Doch der zugespitzte Gegenschnitt aus alter und neuer Fußballwelt taugt kaum dazu, die Wirklichkeit des FC Ingolstadt abzubilden. Souverän erreicht wurde die erste Liga nicht mit einem finanziell aufgepumpten und strategisch platzierten Kunstprodukt, sondern mit einem eher durchschnittlichen Lizenzspieleretat (8,5 Millionen Euro) und dem breiten Publikum kaum bekannten Spielern. In der Tabelle der Kadermarktwerte steht Ingolstadt aktuell mit gut 19 Millionen Euro in der zweiten Liga auf Platz fünf, nur knapp vor St. Pauli, Braunschweig und Fürth, aber beispielsweise deutlich hinter dem mit Abstand hochwertigsten Kader von Leipzig (30 Millionen Euro).
Wenn man so will, ist der FCI trotz Audi der bodenständige Kleinwagen unter den Konzernklubs. Daran wird auch der Aufstieg nichts ändern. »Wir werden in der Bundesliga sicherlich am Ende der Lizenzspieler-Etattabelle liegen«, sagte Sportdirektor Thomas Linke und kündigte an: »Wir werden keine verrückten Sachen machen, sondern unserem Weg treu bleiben.« Die Ingolstädter wollen keinen Strategiewechsel vollziehen. Auf Nachhaltigkeit haben sie ihr Projekt ausgerichtet, auf eine gute Infrastruktur, in der junge Spieler weiterentwickelt werden, und vor allem auf regionale Verwurzelung. Dass Audi nun das ganz große Geld locker macht, damit der FCI mit spektakulären Transfers eine Mannschaft zusammenstellen kann, die die obere Tabellenhälfte oder gar die internationalen Plätze aufmischt, ist nicht zu erwarten.

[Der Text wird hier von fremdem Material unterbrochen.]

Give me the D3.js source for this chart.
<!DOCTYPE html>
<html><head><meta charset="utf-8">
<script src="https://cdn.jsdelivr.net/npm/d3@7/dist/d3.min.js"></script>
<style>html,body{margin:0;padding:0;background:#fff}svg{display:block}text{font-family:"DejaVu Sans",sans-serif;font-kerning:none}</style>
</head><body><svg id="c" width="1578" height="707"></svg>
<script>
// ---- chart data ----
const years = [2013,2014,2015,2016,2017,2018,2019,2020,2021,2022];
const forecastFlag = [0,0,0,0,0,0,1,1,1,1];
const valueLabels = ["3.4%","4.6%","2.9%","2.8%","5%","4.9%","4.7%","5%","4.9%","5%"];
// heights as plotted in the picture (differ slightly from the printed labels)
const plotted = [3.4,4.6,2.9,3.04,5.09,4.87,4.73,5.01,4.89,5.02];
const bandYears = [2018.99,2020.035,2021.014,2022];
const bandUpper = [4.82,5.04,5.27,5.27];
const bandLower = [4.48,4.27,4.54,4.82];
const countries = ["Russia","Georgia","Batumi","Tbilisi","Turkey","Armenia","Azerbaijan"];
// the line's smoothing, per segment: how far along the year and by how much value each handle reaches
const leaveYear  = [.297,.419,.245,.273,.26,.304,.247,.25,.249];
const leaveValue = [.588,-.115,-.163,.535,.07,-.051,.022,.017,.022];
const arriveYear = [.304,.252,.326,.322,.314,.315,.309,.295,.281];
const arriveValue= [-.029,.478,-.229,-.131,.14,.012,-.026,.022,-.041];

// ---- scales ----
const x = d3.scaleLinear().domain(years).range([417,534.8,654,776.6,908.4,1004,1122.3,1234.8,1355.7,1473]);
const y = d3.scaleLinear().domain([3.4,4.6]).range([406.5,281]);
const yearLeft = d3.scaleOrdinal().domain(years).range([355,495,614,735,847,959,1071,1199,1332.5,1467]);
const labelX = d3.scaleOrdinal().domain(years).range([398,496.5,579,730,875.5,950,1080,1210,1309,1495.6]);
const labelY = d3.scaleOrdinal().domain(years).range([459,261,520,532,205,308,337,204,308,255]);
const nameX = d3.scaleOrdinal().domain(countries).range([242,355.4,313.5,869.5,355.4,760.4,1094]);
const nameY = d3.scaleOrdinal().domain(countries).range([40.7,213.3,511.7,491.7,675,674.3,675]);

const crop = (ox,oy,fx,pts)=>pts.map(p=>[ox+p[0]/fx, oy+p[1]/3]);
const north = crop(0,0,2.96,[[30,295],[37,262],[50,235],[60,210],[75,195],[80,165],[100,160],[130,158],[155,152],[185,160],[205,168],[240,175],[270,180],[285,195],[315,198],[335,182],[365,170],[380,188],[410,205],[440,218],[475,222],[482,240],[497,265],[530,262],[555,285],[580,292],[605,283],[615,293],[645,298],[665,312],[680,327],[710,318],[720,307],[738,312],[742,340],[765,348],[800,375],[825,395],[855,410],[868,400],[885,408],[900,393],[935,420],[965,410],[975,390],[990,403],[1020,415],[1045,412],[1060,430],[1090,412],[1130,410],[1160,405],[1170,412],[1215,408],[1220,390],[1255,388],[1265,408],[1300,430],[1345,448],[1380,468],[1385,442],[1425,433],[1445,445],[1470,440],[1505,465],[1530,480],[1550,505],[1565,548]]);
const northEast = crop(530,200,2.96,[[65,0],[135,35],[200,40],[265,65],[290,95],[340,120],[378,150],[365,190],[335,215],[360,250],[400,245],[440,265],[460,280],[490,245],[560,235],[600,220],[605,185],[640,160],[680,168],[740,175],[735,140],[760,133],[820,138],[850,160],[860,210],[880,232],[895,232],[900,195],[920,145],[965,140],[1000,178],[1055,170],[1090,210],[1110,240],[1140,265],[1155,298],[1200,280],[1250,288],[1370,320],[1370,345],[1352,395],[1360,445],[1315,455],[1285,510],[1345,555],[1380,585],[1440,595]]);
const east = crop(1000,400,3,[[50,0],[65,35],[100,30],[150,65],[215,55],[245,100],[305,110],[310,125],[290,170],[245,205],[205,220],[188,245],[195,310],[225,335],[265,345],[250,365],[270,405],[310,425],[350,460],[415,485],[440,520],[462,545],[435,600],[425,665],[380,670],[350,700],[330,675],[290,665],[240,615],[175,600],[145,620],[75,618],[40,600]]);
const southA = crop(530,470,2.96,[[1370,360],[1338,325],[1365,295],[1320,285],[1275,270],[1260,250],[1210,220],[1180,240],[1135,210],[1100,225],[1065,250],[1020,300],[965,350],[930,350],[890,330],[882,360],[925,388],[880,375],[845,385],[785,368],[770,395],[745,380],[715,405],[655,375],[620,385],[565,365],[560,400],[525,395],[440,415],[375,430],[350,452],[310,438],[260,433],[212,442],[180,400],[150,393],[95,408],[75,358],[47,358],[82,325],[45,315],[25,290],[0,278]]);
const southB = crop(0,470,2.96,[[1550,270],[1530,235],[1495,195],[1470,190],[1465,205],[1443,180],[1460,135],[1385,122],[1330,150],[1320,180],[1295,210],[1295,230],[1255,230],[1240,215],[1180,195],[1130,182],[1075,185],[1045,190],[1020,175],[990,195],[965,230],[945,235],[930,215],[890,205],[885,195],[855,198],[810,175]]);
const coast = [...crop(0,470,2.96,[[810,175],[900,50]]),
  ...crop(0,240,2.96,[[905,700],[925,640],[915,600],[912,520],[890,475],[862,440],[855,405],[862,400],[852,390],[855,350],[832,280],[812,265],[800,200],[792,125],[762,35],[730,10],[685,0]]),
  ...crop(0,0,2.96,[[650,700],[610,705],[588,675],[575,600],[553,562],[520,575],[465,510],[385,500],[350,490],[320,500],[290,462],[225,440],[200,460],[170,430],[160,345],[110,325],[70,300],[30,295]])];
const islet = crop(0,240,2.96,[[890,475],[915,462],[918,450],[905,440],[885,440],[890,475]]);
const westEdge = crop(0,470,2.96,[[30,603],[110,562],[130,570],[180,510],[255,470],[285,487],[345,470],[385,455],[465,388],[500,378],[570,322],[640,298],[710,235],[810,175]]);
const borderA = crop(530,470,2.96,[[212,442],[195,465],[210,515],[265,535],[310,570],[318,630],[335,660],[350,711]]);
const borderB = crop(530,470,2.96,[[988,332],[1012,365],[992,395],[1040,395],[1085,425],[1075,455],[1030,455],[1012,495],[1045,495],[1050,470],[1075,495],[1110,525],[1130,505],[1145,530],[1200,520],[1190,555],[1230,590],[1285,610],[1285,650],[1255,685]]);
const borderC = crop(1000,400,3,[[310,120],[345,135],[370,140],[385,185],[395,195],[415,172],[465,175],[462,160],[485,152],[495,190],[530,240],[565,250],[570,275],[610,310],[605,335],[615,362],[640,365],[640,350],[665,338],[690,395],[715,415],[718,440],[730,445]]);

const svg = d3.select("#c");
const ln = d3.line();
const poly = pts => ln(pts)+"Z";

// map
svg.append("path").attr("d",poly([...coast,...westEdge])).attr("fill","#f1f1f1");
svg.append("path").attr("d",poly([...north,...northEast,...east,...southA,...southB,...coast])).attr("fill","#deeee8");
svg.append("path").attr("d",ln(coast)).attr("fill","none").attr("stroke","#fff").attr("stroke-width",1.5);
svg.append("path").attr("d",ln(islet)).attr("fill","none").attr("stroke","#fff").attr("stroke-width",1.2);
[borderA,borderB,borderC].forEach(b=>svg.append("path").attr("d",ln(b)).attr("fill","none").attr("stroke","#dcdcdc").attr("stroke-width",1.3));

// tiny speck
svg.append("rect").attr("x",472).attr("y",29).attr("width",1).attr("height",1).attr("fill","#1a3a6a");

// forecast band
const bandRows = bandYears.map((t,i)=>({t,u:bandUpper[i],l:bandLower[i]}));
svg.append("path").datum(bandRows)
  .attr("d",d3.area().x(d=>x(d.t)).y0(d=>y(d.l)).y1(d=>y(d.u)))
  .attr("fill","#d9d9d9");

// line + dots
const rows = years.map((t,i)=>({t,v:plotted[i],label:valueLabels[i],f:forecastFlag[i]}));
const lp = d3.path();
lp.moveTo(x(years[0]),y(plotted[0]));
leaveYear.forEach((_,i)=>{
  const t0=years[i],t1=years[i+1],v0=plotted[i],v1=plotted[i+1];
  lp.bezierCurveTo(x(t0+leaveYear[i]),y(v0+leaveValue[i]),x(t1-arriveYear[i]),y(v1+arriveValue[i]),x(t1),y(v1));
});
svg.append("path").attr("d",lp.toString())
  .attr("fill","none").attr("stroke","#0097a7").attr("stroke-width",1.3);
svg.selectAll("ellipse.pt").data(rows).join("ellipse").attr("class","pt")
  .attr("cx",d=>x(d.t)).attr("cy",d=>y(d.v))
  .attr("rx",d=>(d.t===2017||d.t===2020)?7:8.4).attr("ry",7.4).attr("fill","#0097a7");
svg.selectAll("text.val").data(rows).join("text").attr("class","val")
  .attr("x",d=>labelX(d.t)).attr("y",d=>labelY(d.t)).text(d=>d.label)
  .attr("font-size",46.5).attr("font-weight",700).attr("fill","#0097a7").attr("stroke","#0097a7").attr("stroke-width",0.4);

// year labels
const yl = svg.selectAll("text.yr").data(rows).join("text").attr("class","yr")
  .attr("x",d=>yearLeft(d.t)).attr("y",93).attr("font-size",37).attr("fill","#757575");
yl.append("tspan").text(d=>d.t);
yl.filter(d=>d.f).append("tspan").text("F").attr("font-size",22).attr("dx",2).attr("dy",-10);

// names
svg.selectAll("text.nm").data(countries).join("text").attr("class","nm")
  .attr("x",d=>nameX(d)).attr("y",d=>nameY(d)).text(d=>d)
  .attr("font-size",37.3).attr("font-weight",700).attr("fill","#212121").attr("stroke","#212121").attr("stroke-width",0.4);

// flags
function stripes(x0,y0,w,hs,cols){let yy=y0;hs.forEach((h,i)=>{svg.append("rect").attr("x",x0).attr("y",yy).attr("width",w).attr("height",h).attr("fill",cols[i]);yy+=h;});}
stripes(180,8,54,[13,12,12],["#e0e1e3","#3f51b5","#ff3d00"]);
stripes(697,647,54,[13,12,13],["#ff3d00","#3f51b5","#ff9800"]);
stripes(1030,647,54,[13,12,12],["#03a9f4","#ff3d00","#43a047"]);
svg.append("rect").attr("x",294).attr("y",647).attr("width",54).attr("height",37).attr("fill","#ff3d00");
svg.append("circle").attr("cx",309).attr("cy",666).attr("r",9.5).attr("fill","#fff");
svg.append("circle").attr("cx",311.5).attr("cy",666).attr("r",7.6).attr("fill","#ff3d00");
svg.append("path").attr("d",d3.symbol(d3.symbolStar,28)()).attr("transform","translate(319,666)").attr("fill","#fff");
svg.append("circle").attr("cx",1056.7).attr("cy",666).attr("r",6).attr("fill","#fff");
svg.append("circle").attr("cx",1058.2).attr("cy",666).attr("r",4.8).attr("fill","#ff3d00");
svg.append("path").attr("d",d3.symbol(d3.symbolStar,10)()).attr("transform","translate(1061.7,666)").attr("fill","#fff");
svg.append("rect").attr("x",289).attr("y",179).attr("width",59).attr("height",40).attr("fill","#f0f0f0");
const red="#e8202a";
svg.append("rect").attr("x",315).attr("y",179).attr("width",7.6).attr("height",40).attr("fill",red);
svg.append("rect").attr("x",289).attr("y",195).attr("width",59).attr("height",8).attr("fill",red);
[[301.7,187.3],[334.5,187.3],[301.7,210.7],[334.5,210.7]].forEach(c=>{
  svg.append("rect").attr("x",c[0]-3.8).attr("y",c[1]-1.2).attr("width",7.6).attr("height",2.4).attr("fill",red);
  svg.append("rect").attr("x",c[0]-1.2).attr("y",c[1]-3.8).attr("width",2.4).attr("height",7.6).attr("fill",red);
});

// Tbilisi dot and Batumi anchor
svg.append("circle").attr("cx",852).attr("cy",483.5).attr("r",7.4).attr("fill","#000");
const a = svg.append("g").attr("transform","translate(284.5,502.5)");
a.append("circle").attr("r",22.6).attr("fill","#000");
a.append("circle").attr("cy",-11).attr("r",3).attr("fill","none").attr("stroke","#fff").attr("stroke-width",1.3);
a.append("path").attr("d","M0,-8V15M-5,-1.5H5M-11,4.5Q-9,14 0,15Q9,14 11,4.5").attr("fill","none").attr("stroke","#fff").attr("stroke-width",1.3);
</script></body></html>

Hasenhüttl hat ohnehin frühzeitig klargestellt, dass er auch eine Etage höher weitgehend mit seinem aktuellen Kader plant. »Ich bin der Meinung: Wenn eine Mannschaft einen Aufstieg schafft, dann hat sie es auch verdient, dort zu spielen«, sagte er. Mit dem um den Klassenverbleib kämpfenden SC Paderborn könne man sich finanziell und sportlich vergleichen, meint Linke. Orientieren wollen sich die Ingolstädter an Freiburg, Mainz und Augsburg.

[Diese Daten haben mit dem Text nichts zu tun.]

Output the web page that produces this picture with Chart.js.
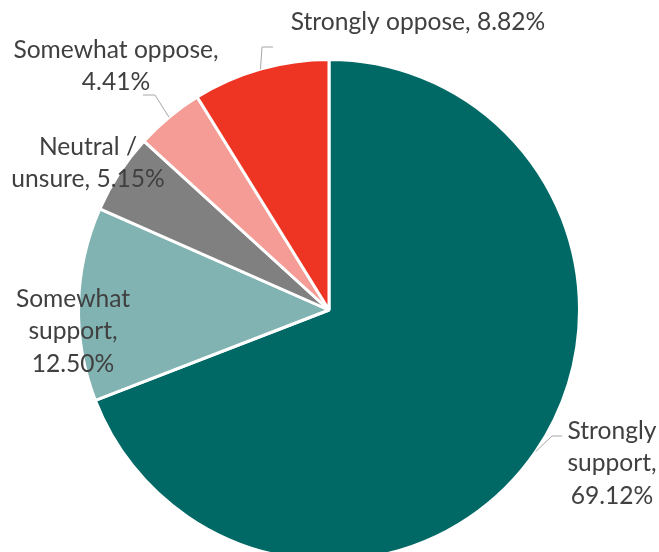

Dass die Traditionalisten Vorbehalte haben, können sie beim FCI sogar nachvollziehen. Sie finden allerdings auch, dass es ihnen nicht gerecht wird, sie mit Wolfsburg, Leverkusen, Hoffenheim oder Leipzig gleichzusetzen. »Natürlich verbinden die Menschen Fußball mit Tradition«, meint Linke. Er wünscht sich jedoch zugleich Respekt vor dem keinesfalls großspurigen Ingolstädter Weg: »Wir haben eine Vision, aber vor uns muss keiner Angst haben.« Das darf man wohl schon alleine deshalb für durchaus glaubhaft halten, weil Audi als Anteilseigner und Großsponsor des FC Bayern auf absehbare Zeit andere Prioritäten setzen dürfte.

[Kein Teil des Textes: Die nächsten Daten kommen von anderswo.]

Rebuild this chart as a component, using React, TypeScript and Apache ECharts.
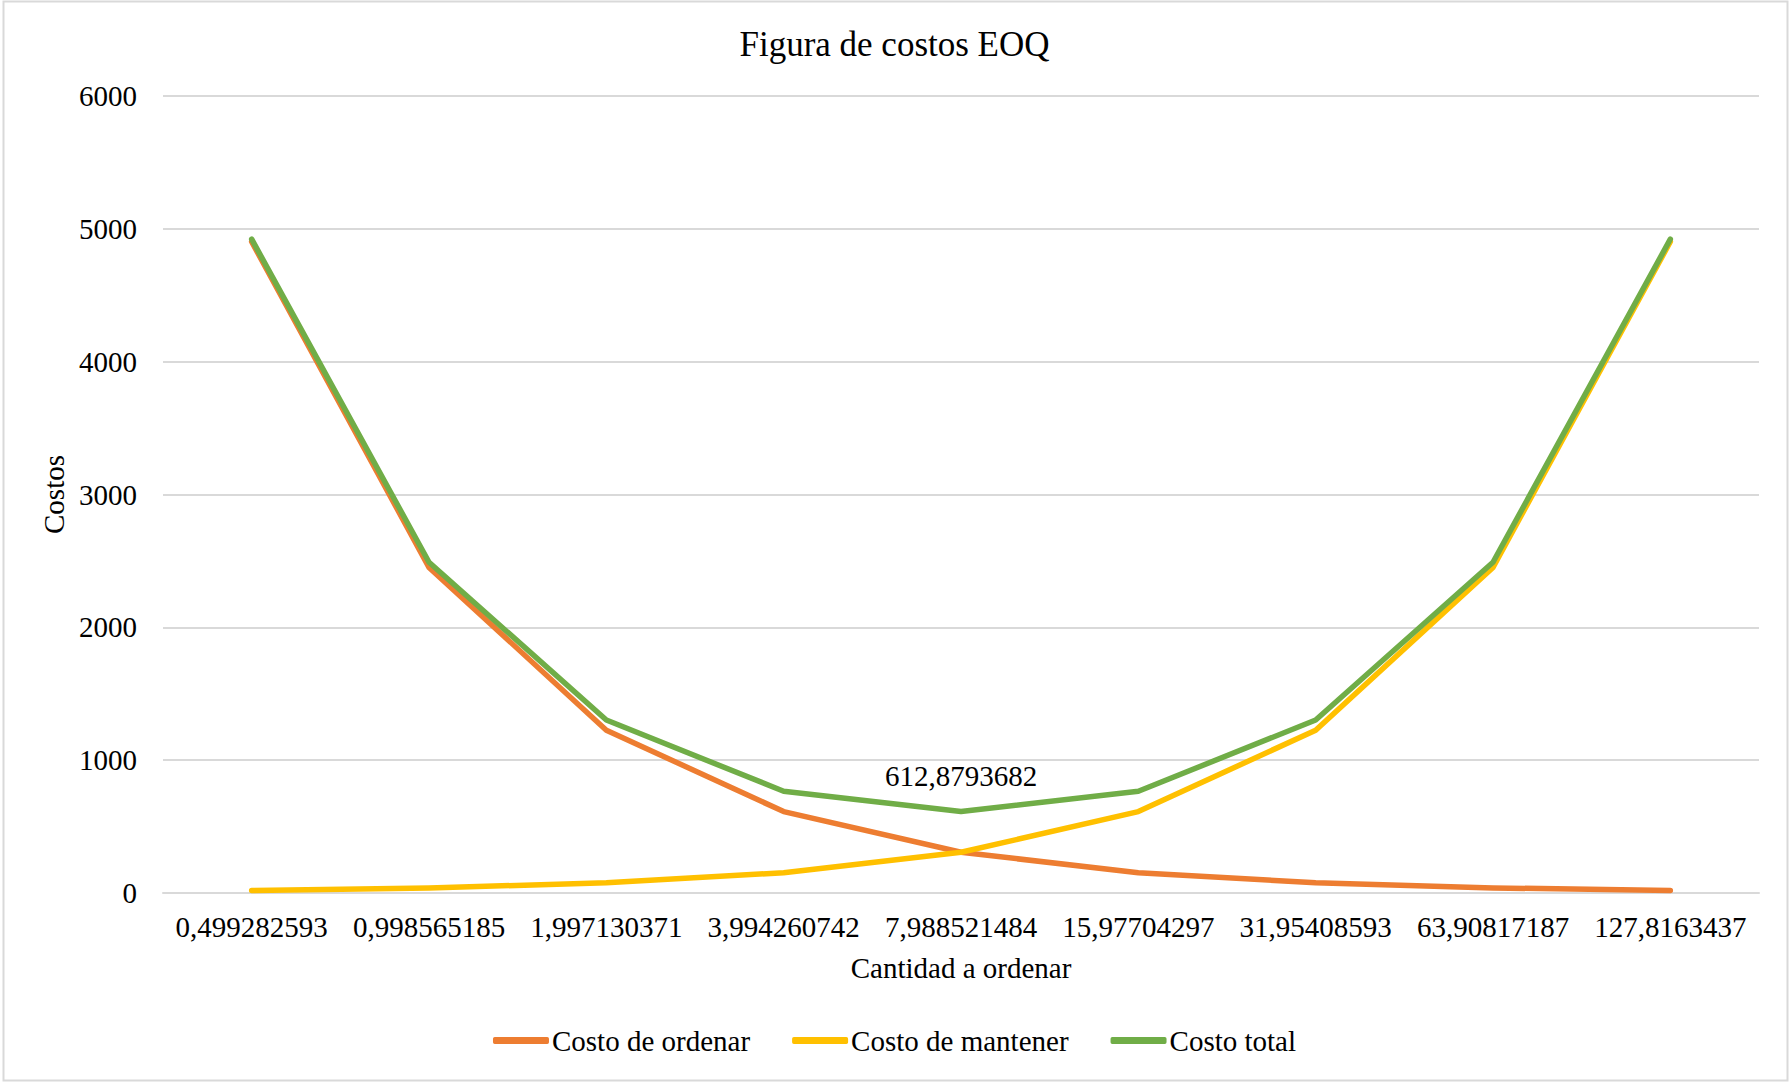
import React, { useEffect, useRef } from "react";
import * as echarts from "echarts";

const categories = [
  "0,499282593",
  "0,998565185",
  "1,997130371",
  "3,994260742",
  "7,988521484",
  "15,97704297",
  "31,95408593",
  "63,90817187",
  "127,8163437",
];
const costoOrdenar = [4903.0, 2451.5, 1225.8, 612.9, 306.4, 153.2, 76.6, 38.3, 19.2];
const costoMantener = [19.2, 38.3, 76.6, 153.2, 306.4, 612.9, 1225.8, 2451.5, 4903.0];
const costoTotal = [4922.2, 2489.8, 1302.4, 766.1, 612.8793682, 766.1, 1302.4, 2489.8, 4922.2];
const minLabelIndex = 4;
const minLabelText = "612,8793682";
const yTicks = { min: 0, max: 6000, interval: 1000 };

const FONT = "'Liberation Serif', 'Times New Roman', serif";

export default function App() {
  const ref = useRef<HTMLDivElement>(null);
  useEffect(() => {
    document.body.style.margin = "0";
    if (!ref.current) return;
    const chart = echarts.init(ref.current, undefined, { renderer: "svg" });
    const totalData = costoTotal.map((v, i) =>
      i === minLabelIndex
        ? {
            value: v,
            label: {
              show: true,
              position: "top",
              distance: 20,
              formatter: () => minLabelText,
              color: "#000",
              fontSize: 29,
              fontFamily: FONT,
            },
          }
        : v
    );
    chart.setOption({
      animation: false,
      backgroundColor: "#fff",
      textStyle: { fontFamily: FONT, color: "#000" },
      title: {
        text: "Figura de costos EOQ",
        left: "center",
        top: 22,
        textStyle: { fontFamily: FONT, fontSize: 35, fontWeight: "normal", color: "#000" },
      },
      graphic: [
        {
          type: "rect",
          shape: { x: 3.5, y: 1.5, width: 1784, height: 1079 },
          style: { fill: "none", stroke: "#D9D9D9", lineWidth: 2 },
          silent: true,
          z: -1,
        },
      ],
      legend: {
        left: "center",
        top: 1021,
        itemWidth: 56,
        itemHeight: 7,
        itemGap: 42,
        icon: "roundRect",
        textStyle: { fontFamily: FONT, fontSize: 29, color: "#000", padding: [0, 0, 0, -2] },
        data: ["Costo de ordenar", "Costo de mantener", "Costo total"],
      },
      grid: { left: 163, right: 30, top: 96, bottom: 190, containLabel: false },
      xAxis: {
        type: "category",
        data: categories,
        boundaryGap: true,
        name: "Cantidad a ordenar",
        nameLocation: "middle",
        nameGap: 60,
        nameTextStyle: { fontFamily: FONT, fontSize: 29, color: "#000" },
        axisLine: { lineStyle: { color: "#D9D9D9", width: 2 } },
        axisTick: { show: false },
        axisLabel: { interval: 0, margin: 19, fontFamily: FONT, fontSize: 29, color: "#000" },
      },
      yAxis: {
        type: "value",
        min: yTicks.min,
        max: yTicks.max,
        interval: yTicks.interval,
        name: "Costos",
        nameLocation: "middle",
        nameGap: 84,
        nameTextStyle: { fontFamily: FONT, fontSize: 29, color: "#000" },
        axisLine: { show: false },
        axisTick: { show: false },
        axisLabel: {
          margin: 26,
          fontFamily: FONT,
          fontSize: 29,
          color: "#000",
          formatter: (v: number) => String(v),
        },
        splitLine: { lineStyle: { color: "#D9D9D9", width: 2 } },
      },
      series: [
        {
          name: "Costo de ordenar",
          type: "line",
          data: costoOrdenar,
          symbol: "none",
          color: "#ED7D31",
          lineStyle: { width: 5.5, color: "#ED7D31", cap: "round", join: "round" },
        },
        {
          name: "Costo de mantener",
          type: "line",
          data: costoMantener,
          symbol: "none",
          color: "#FFC000",
          lineStyle: { width: 5.5, color: "#FFC000", cap: "round", join: "round" },
        },
        {
          name: "Costo total",
          type: "line",
          data: totalData,
          showSymbol: true,
          symbol: (_v: any, p: any) => (p.dataIndex === minLabelIndex ? "circle" : "none"),
          symbolSize: 3,
          color: "#70AD47",
          itemStyle: { color: "#70AD47" },
          lineStyle: { width: 5.5, color: "#70AD47", cap: "round", join: "round" },
        },
      ],
    });
    return () => chart.dispose();
  }, []);
  return <div ref={ref} style={{ width: 1789, height: 1083 }} />;
}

Auf ein nachhaltiges Wachstum ist der FC Ingolstadt allerdings seit der Fusion der verschuldeten Vorgängerklubs MTV und ESV Ingolstadt vor elf Jahren schon ausgerichtet. Das gilt auch für den vor fünf Jahren errichteten Sportpark. Derzeit fasst das Stadion gut 15 000 Zuschauer. Relativ kurzfristig könnte es auf 22 000 Plätze erweitert werden - entsprechende Überlegungen gibt es bereits. Und für einen zweiten, etwas aufwendigeren Ausbau, ließe die Konstruktion auch bis zu 30 000 Plätze zu. Das wäre dann die Größenordnung der Arenen von Wolfsburg, Leverkusen und Hoffenheim. In Ingolstadt sehen sie es eher so: Es wäre die Größenordnung der Arena von Augsburg.